Allowing ourselves to be vulnerable with others reminds us how messy life is, and that we all have struggles. Bravo to Katherine for putting it so eloquently.
3 Responses to "Vulnerability Of Stuttering"

Hi Pam,
I’ve read your blog for a while and commented once before. I love your approach to things :o)
I was wondering if you could write a post about assertiveness? I’ve always had quite a severe stutter and for years and years I’ve hardly spoken at all. In the last year or so I have become much more confident (still a long way to go) and I’m talking way way more than ever before. The only problem is that I’m having issues with people reacting to my stutter and I don’t want them to knock me back down to where I was before. I really, really hate people finishing my sentences or guessing what I’m trying to say – I feel like they think I don’t deserve a voice.
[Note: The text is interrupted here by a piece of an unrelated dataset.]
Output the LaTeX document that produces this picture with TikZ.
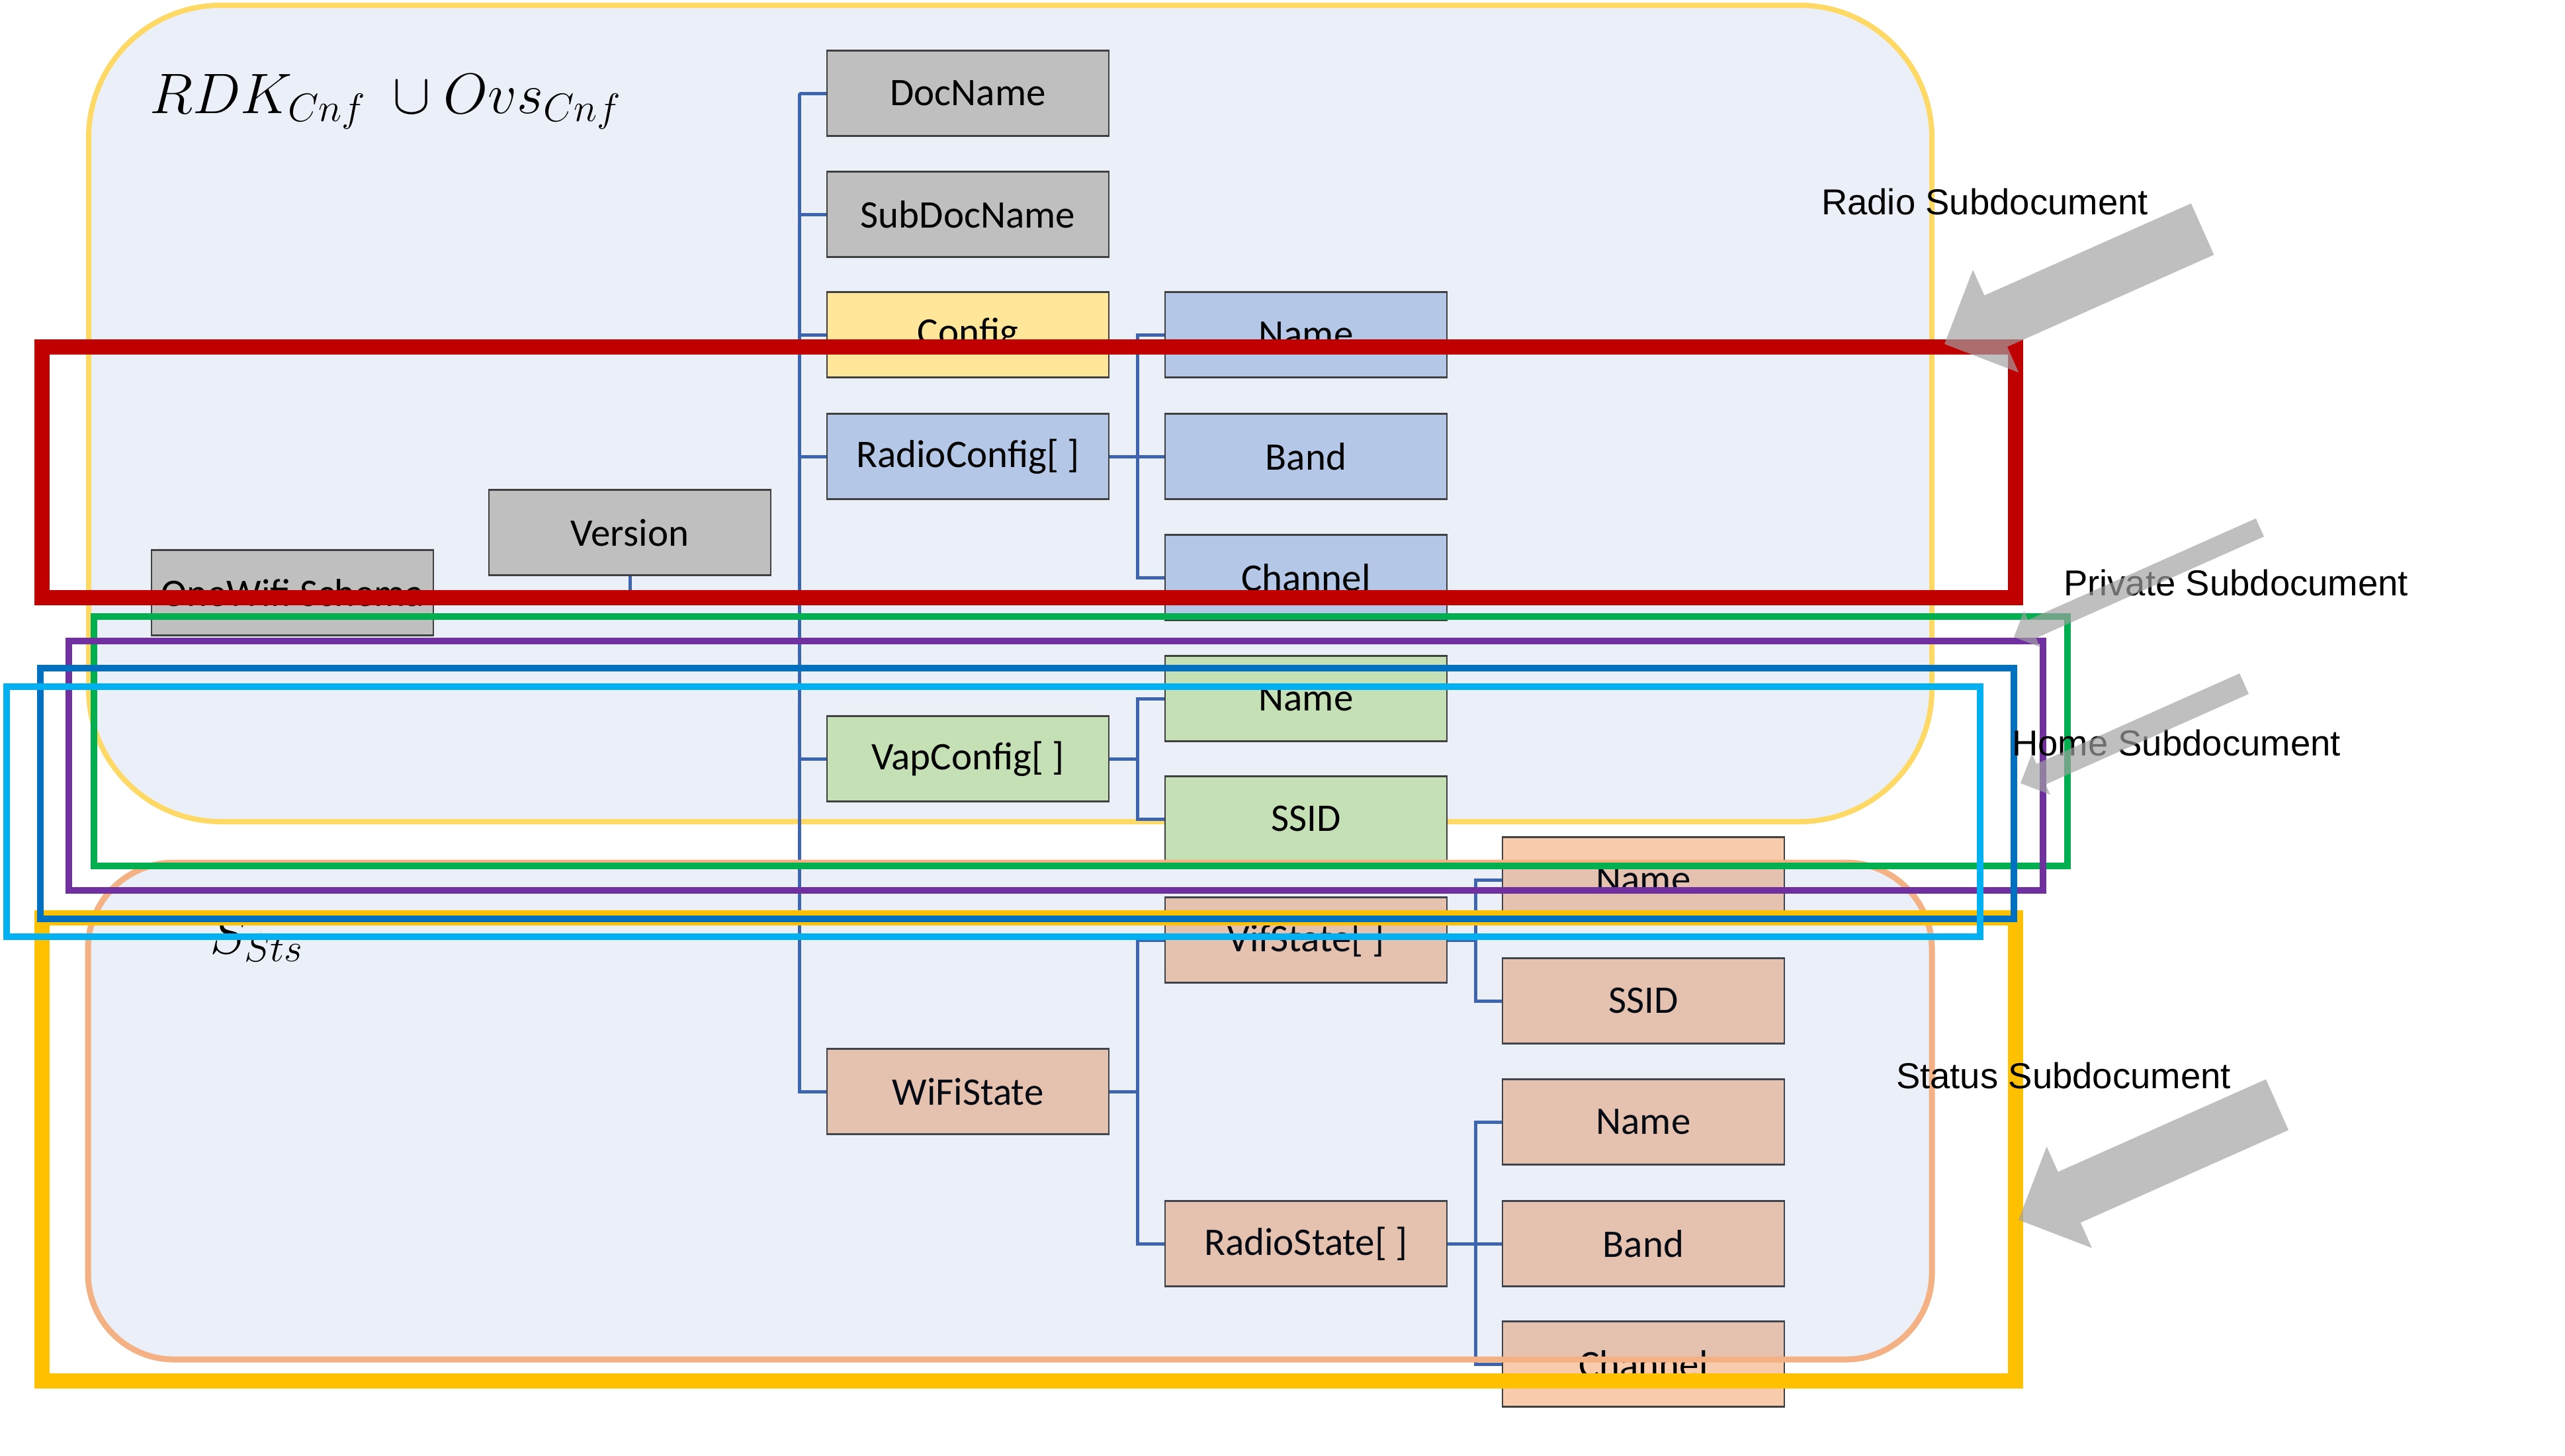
\documentclass[tikz,border=0pt]{standalone}
\usepackage{fontspec,xcolor,tikz}
\usetikzlibrary{calc}
\setmainfont{Carlito}
\newfontfamily\arialfont{Liberation Sans}
\definecolor{owback}{HTML}{4472C4}
\definecolor{owcnf}{HTML}{FFD966}
\definecolor{owsts}{HTML}{F4B183}
\definecolor{owgrau}{HTML}{BFBFBF}
\definecolor{owgelb}{HTML}{FFE699}
\definecolor{owblau}{HTML}{B4C7E7}
\definecolor{owgruen}{HTML}{C5E0B4}
\definecolor{oworange}{HTML}{F8CBAD}
\definecolor{owlinie}{HTML}{3D64AE}
\definecolor{owrahmen}{HTML}{404040}
\definecolor{owrot}{HTML}{C00000}
\definecolor{owgold}{HTML}{FFC000}
\definecolor{owgrn}{HTML}{00B050}
\definecolor{owlila}{HTML}{7030A0}
\definecolor{owdblau}{HTML}{0070C0}
\definecolor{owhblau}{HTML}{00B0F0}
\definecolor{owpfeilgrau}{HTML}{A2A2A2}
\newcommand{\owlab}{\fontsize{11.8}{14}\selectfont}
\newcommand{\owsub}{\arialfont\fontsize{10.9}{13}\selectfont}
\newcommand{\owmath}{\fontsize{17}{20}\selectfont}
\newcommand{\owpfeil}[4]{%
  \fill[owpfeilgrau,opacity=0.68,shift={(#1,#2)},rotate=24]
    (0,0) -- ({#4},{#4}) -- ({#4},{#4/2}) -- ({#3},{#4/2}) -- ({#3},{-#4/2})
    -- ({#4},{-#4/2}) -- ({#4},{-#4}) -- cycle;
}
\tikzset{
  owbox/.style={draw=owrahmen,line width=0.5pt,minimum width=85.2pt,
    minimum height=25.8pt,inner sep=0pt,font=\owlab},
  owgraubox/.style={owbox,fill=owgrau},
  owgelbbox/.style={owbox,fill=owgelb},
  owblaubox/.style={owbox,fill=owblau},
  owgruenbox/.style={owbox,fill=owgruen},
  oworangebox/.style={owbox,fill=oworange},
  owline/.style={draw=owlinie,line width=1pt},
  owflaeche/.style={fill=owback,fill opacity=0.1},
  owdick/.style={line width=4.6pt},
  owduenn/.style={line width=2.15pt},
  owtext/.style={anchor=base west,inner sep=0pt},
}

\begin{document}
\begin{tikzpicture}[x=0.2pt,y=-0.2pt]
\useasboundingbox (0,0) rectangle (3877,2200);
\fill[white] (0,0) rectangle (3877,2200);
% config area
\draw[owcnf,line width=1.6pt,owflaeche,rounded corners=40pt] (134,8) rectangle (2920,1242);
% boxes
\node[owgraubox] (docname) at (1463,141) {DocName};
\node[owgraubox] (subdoc) at (1463,324) {SubDocName};
\node[owgelbbox] (config) at (1463,506) {Config};
\node[owblaubox] (radcfg) at (1463,690) {RadioConfig[ ]};
\node[owgruenbox] (vapcfg) at (1463,1147) {VapConfig[ ]};
\node[oworangebox] (wifist) at (1463,1650) {WiFiState};
\node[owblaubox] (rname) at (1974,506) {Name};
\node[owblaubox] (rband) at (1974,690) {Band};
\node[owblaubox] (rchan) at (1974,873) {Channel};
\node[owgruenbox] (vname) at (1974,1056) {Name};
\node[owgruenbox] (vssid) at (1974,1238) {SSID};
\node[oworangebox] (vifst) at (1974,1421) {VifState[ ]};
\node[oworangebox] (radst) at (1974,1880) {RadioState[ ]};
\node[oworangebox] (sname) at (2484,1330) {Name};
\node[oworangebox] (sssid) at (2484,1513) {SSID};
\node[oworangebox] (rsname) at (2484,1696) {Name};
\node[oworangebox] (rsband) at (2484,1880) {Band};
\node[oworangebox] (rschan) at (2484,2062) {Channel};
\node[owgraubox] (version) at (952,805) {Version};
\node[owgraubox] (schema) at (442,896) {OneWifi Schema};
% connectors
\coordinate (wurzel) at (1208,141);
\coordinate (verfuss) at (952,900);
\foreach \k in {docname,subdoc,config,radcfg,vapcfg,wifist}
  \draw[owline] (wurzel) |- (\k.west);
\foreach \k in {rname,rband,rchan}
  \draw[owline] (radcfg.east) -- ++(42,0) |- (\k.west);
\foreach \k in {vname,vssid}
  \draw[owline] (vapcfg.east) -- ++(42,0) |- (\k.west);
\foreach \k in {vifst,radst}
  \draw[owline] (wifist.east) -- ++(42,0) |- (\k.west);
\foreach \k in {sname,sssid}
  \draw[owline] (vifst.east) -- ++(42,0) |- (\k.west);
\foreach \k in {rsname,rsband,rschan}
  \draw[owline] (radst.east) -- ++(42,0) |- (\k.west);
\draw[owline] (version.south) -- (verfuss);
% status area
\draw[owsts,line width=1.8pt,owflaeche,rounded corners=26pt] (133,1304) rectangle (2920,2055);
\node[owtext] (cnftitel) at (225,171) {\owmath $RDK_{Cnf}\ \cup Ovs_{Cnf}$};
\node[owtext] (ststitel) at (316,1441) {\owmath $S_{Sts}$};
% subdocument frames
\draw[owrot,owdick] (63,524) rectangle (3046,903);
\draw[owgold,owdick] (63,1387) rectangle (3046,2087);
\draw[owgrn,owduenn] (142,932) rectangle (3125,1309);
\draw[owlila,owduenn] (104,969) rectangle (3088,1346);
\draw[owdblau,owduenn] (61,1010) rectangle (3044,1389);
\draw[owhblau,owduenn] (10,1038) rectangle (2993,1416);
\node[owtext] (radiolab) at (2752,324) {\owsub Radio Subdocument};
\node[owtext] (privlab) at (3118,900) {\owsub Private Subdocument};
\node[owtext] (homelab) at (3040,1142) {\owsub Home Subdocument};
\node[owtext] (statlab) at (2865,1645) {\owsub Status Subdocument};
\owpfeil{2939}{520}{427}{85}
\owpfeil{3044}{963}{407}{30}
\owpfeil{3054}{1184}{370}{34}
\owpfeil{3051}{1844}{428}{84}
\end{tikzpicture}
\end{document}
I know that’s an over reaction but it’s really getting me down. I’m trying to speak more and more but every single day people are finishing my sentences. Can you give me any tips as to what to say to them? The thing is, I’m still pretty shy and I’m terrible at being assertive.
Thank you xxx

September 23, 2013 at 7:01 PM
I know this is a random post to comment on, but it really enrages me that your dad screamed at you when you stuttered as a child (I read your stuttering is cool interview). Yes people might be ignorant of the stutterer’s experience, but their ignorance has real consequences on the stutterers. People really need to be enlightened and see this.